I'm gonna hafta be honest with you, thats not a good way to start on this board, or any boards. In general, car boards frown upon street racing. As we say, take it to the track!


----------



## Z_Spool (Sep 27, 2003)

Yeah, watch what you post... You may get banninated


----------



## thatguy (Nov 13, 2003)

that sucks.....well i think street racing out in the desert is ok, i dont think too highly of the races on major streets in the valley .....but out here in palmdale/lancaster come 2am there is nobody on the road and roads with nothing on them......lol you might as well be on a track....well if it means im might be banashed then i will not bring up the race sceen anymore...thankx for the heads up


----------



## Nismom (Apr 27, 2003)

thatguy said:


> hey man i live in palmdale and i was just wondering where all the dam races are.....is everyone scared of the pigs or what????
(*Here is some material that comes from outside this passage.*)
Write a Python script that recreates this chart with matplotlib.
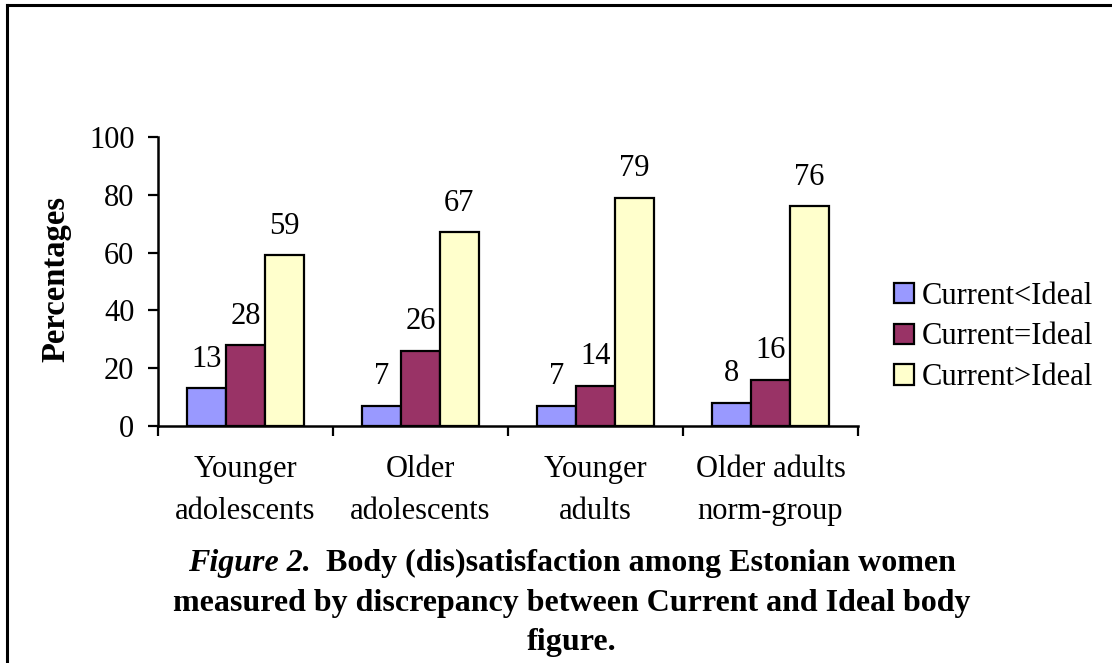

First of all, a big huge W00t to Palmdale! My old stomping grounds and I'll be moving back shortly! :thumbup: 

Second, Palmdale has a legal track but I don't know their hours or rules, sorry.



:cheers:


----------



## thatguy (Nov 13, 2003)

yea they have a track but all those trendy hondas pretty much ruin it.....there are so many hondas in palmdale...i found something that was supposed to be the street races out here and i think out of 50 cars....35-40 were hondas...me and another Se-Rrrrrr had to regulate every car there except the 240sx's that all had redtops in them and a couple of mustangs...

hey so your car got jacked...that sucks...it looked pretty clean
well i gots ta go
later


----------



## thatguy (Nov 13, 2003)

JUST TO LET EVERYONE KNOW....THE PLACE WHERE EVERYONE MEETS TO GO RACE(STREET OR TRACK AND IF IT IS STREET RACING ITS ON A TRACK IN THE MIDDLE OF THE DESERT :cheers: ) IS OFF THE 14FWY GOING NORTH ...EXIT AVE I...YOU HAVE TO GO RIGHT OF THE FREEWAY AND YOU WILL SEE THEM ALL LINED UP AT THE IN AND OUT AT EXACTLY 11PM ON SATURDAY NIGHT

IM NOT TRYING TO BURN THIS SPOT SINCE IT IS RIGHT NEXT DOOR TO THE HIGHWAY PATROL OFFICE
THEY KNOW OUR INTENSIONS AND THEY CHECK ON US BUT THEY DONT MESS WITH US, THEY JUST MAKE SURE WE DONT RACE ON STREETS WITH PEOPLE OR START FIGHTS, IN AND OUT IS NOT WHERE WE RACE...
IF YOU EVER GO LOOK FOR ME IN A WHITE 91 SENTRA SE-R WITH A MESSED UP GRILL...LOL I LOOKS GHETTO BUT IT WAS ON THERE WHEN I BOUGHT IT OH YEA AND LOOK FOR THE 420 SIGN BABY WoOt


----------